How COVID-19 Vaccination Effort Should Proceed

December 22, 2020
Saskia v. Popescu, PhD, MPH, MA, CIC
Saskia v. Popescu, PhD, MPH, MA, CIC

When it comes to COVID-19 vaccinations, it’s important to consider ancillary staff. Employees in environmental services, lab, respiratory therapy, physical therapy, and food services who have been working in high-risk areas.

The United States is experiencing the worst coronavirus disease 2019 (COVID-19) surge since the beginning of the pandemic. We’re seeing a seven-day average of 209,000 new daily cases, over 119,000 people hospitalized, and over 2600 people a day dying from the disease. The past week has been busy with news of vaccine roll-outs. Not only is the Pfizer vaccine in distribution, but Moderna’s vaccine recently got approval for emergency use authorization (EUA).

Now though, comes the most challenging piece for many in infection prevention and healthcare—distribution of the vaccine. Most of the healthcare workers on the frontlines will be included in the first stages of. While the US Centers for Disease Control and Prevention has released interim recommendations for the use of COVID-19 vaccines through the Advisory Committee on Immunization Practices (ACIP), it’s ultimately up to local (state) authorities to determine roll-out. In addition to these recommendations, the National Academies of Sciences, Engineering, and Medicine has released a framework for equitable allocation. This allocation proposal includes four phases, which starts with those working in high-risk health settings and first responders, followed by those with underlying conditions and older adults living in congregate or overcrowded settings.

In Phase 2, the direction shifts to teachers and school staff, high-risk industrial settings, and people in prisons and jails. The authors also noted that “Current evidence shows that COVID-19 disproportionately affects particular racial and ethnic minority groups, including Black, Hispanic or Latinx, American Indian and Alaska Native, and Native Hawaiian and Pacific Islander communities. Many of these groups experience increased social risks and are impacted by structural inequalities that contribute to health inequities, along with pre-existing conditions that put them at higher risk of severe illness and death from COVID-19.”

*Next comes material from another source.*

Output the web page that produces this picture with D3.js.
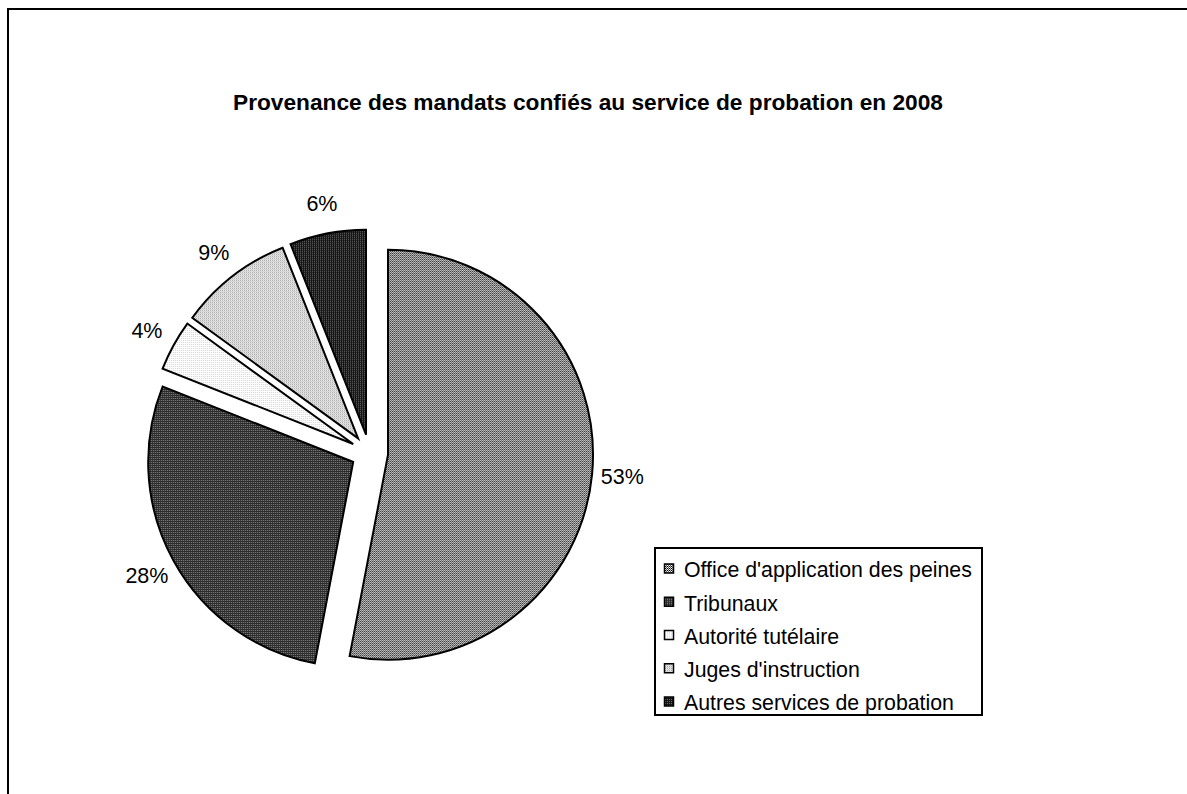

Currently, US states and hospitals are working to identify their rollout plans. For many in healthcare though, the question will be—who goes first? Part of this will involve infection prevention efforts and insights—who are those most at risk and involved in exposures? One piece will be to involve those working on designated COVID-19 units and high-risk areas, like emergency departments and urgent care clinics.

For those in intensive care units and even oncology centers, this will be also be a critical decision regarding allocation for those working with vulnerable patient populations. In addition to those most at risk and working with at-risk patients, it’s important to consider ancillary staff. Employees in environmental services, lab, respiratory therapy, physical therapy, and food services, are all people who have been working in these high-risk areas as well.

This also includes infection preventionists, which means we must be advocates for not only those ancillary staff, but also our programs and people who have been educating and rounding in those high-risk units and areas. Fundamentally though, it will be critical that vaccine allocation efforts in hospitals not only integrate public health strategies, but also make the vaccine rollout accessible and efficient. Moreover, these efforts will need to counter vaccine misinformation and proactively focus on how to educate healthcare workers, and the public, regarding the vaccines, their side effects, and efficacy. This will be a critical time in US history, healthcare, and infection prevention, but through strategy and continued information sharing, we can start to rollout in an equitable and effective manner.